«Uf, el Moisés se hace viejo, hoy nos hablará de la mili». Efectivamente, habéis acertado ambas cosas. No os vayáis, lo haré entretenido. He visto con pena y poca gloria cómo aquellos niños rusos con uniforme lloran por teléfono a sus madres diciendo que les obligan a matar. Me he emocionado identificándome con ellos y pensando que me hubiera pasado lo mismo. Ya os lo adelanto, para los «banderitas», que yo cogería un patinete de aquellos de la playa Larga y huiría como una rata hasta Cerdeña. Yo no mato ni por la patria, ni por encargo de una funeraria en bancarrota.
1979. Flash Back. Cubata. Un amigo me dijo que lo mejor para pasar esa penosa época de la mili era ser proactivo e ir voluntario. El sitio de celebración sería la oficina del coronel. «¡Así no harás guardia ni maniobras!» ¡Y una mierda! Yo pesaba 50 kilos, tenía 18 años y llevaba un casco de hierro que sería de cuando Paquito el chocolatero era amigo de aquel hijo de su madre que nunca aprendió a afeitarse el bigote. Yo parecía la Cayetana con una pamela de esas que pasea la Reina de Inglaterra por Ascot.

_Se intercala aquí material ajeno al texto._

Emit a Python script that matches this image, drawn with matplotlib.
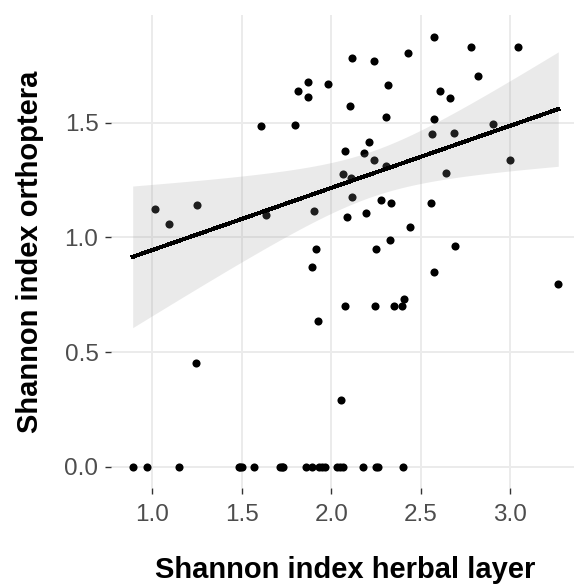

«Mañana vamos en helicóptero a Vandellòs, coge un subfusil», me dijo el oficial. Pensé que habían atacado la central nuclear y se freirían más huevos allí que en Casa Lucio de Madrid. «Mi capitán: Yo soy oficinista, no sé disparar». «Tranquilo, que hemos montado un camión-oficina». Efectivamente, me veis durante unas maniobras en el campo de fútbol de Vandellòs, con una Olivetti, unos mapas y una tienda de campaña camuflada al lado tecleando lo que dictaba el jefe del Estado Mayor, un señor mayor, ya lo dice su cargo. Para ir al bar cogía una ametralladora cargada de balas y paseaba por el pueblo como si fuera el hijo de Putin. Estos niños que vemos en la tele son como yo, con armas, pero más asustados que Villarejo la noche de San Juan. Pobres!